Ta-Nehisi Coates - Ta-Nehisi Coates is a senior editor for The Atlantic, where he writes about culture, politics, and social issues for TheAtlantic.com and the magazine. He is the author of the memoir The Beautiful Struggle. More

Born in 1975, the product of two beautiful parents. Raised in West Baltimore—not quite The Wire, but sometimes ill all the same. Studied at the Mecca for some years in the mid-’90s. Emerged with a purpose, if not a degree. Slowly migrated up the East Coast with a baby and my beloved, until I reached the shores of Harlem. Wrote some stuff along the way.

The Measure Of A Great Politician

By Ta-Nehisi Coates
Apr 23 2009, 11:00 AM ET Comment

I keep getting e-mails from people who think we should stop pressing Obama on torture. The basic argument is, would you rather have this inquiry or would you rather have health care? I think it's becoming clear that we may not necessarily need Obama, himself, to launch an inquiry. But be that as it may, I want to push back against this idea that the only job of a great politician is to set a list of achievable priorities. It's, of course, a large part of the job--but the other part is making sure as many of those priorities get done as possible.

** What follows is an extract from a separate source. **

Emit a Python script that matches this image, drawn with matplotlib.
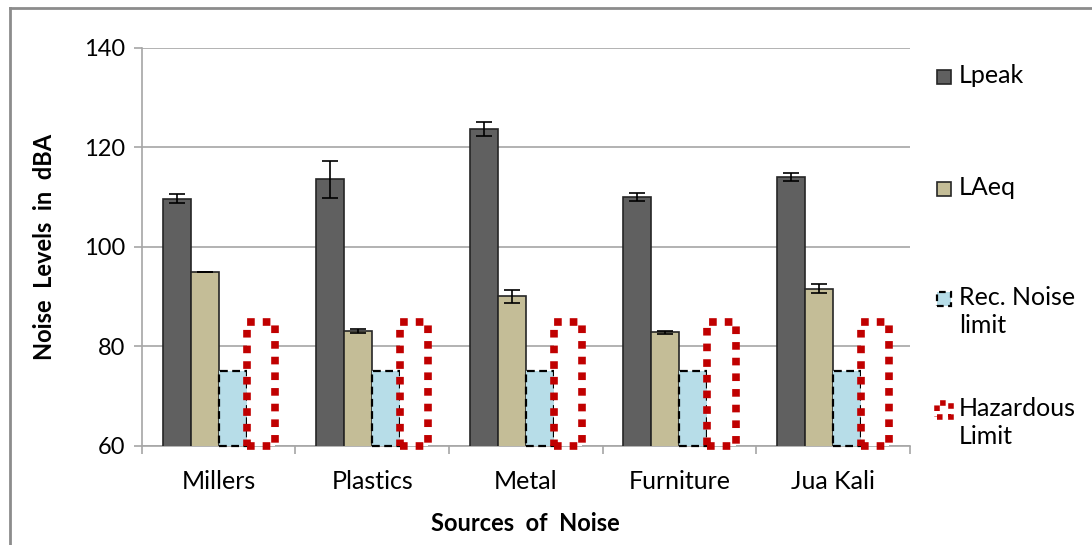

I expect a lot out of Obama, mostly because of what I saw in the campaign. He was not a politician simply capable of taking what was given to him. Not to rehash this, but that was I saw in Hillary. Obama was the politician who was capable of creating more, of expanding the coalition. People laughed at a lot of us Obama supporters when we talked about expanding the map. I begrudge any of that. In 2004, none of us thought that a Democrat running in 2008 could win--not just Ohio, Florida and Pennsylvania--but Virginia, North Carolina and Indiana. Had someone told us this would happen, we would have assumed it was some grizzled white war hero, not a black community organizer, who'd done this. You don't get to win, in the manner Obama won, and not have some demands put on you,

I believe that while a good politician accomplishes what is possible, a great one expands the realm of possibility. He doesn't simply accept the lines of argument as they're drawn and hew to the side with the most soldiers, he tries to redraw those lines to benefit his ideals. Obama's jobs isn't simply to spend his own political capital, it's to grow his capital, and by extension, the moral weight of his ideals. Perhaps pushing torture investigations would make passing health care harder. But this is the business he chose. This is the business of becoming great. And after what happened last year, we have the right to expect more of him. We have the right to demand more.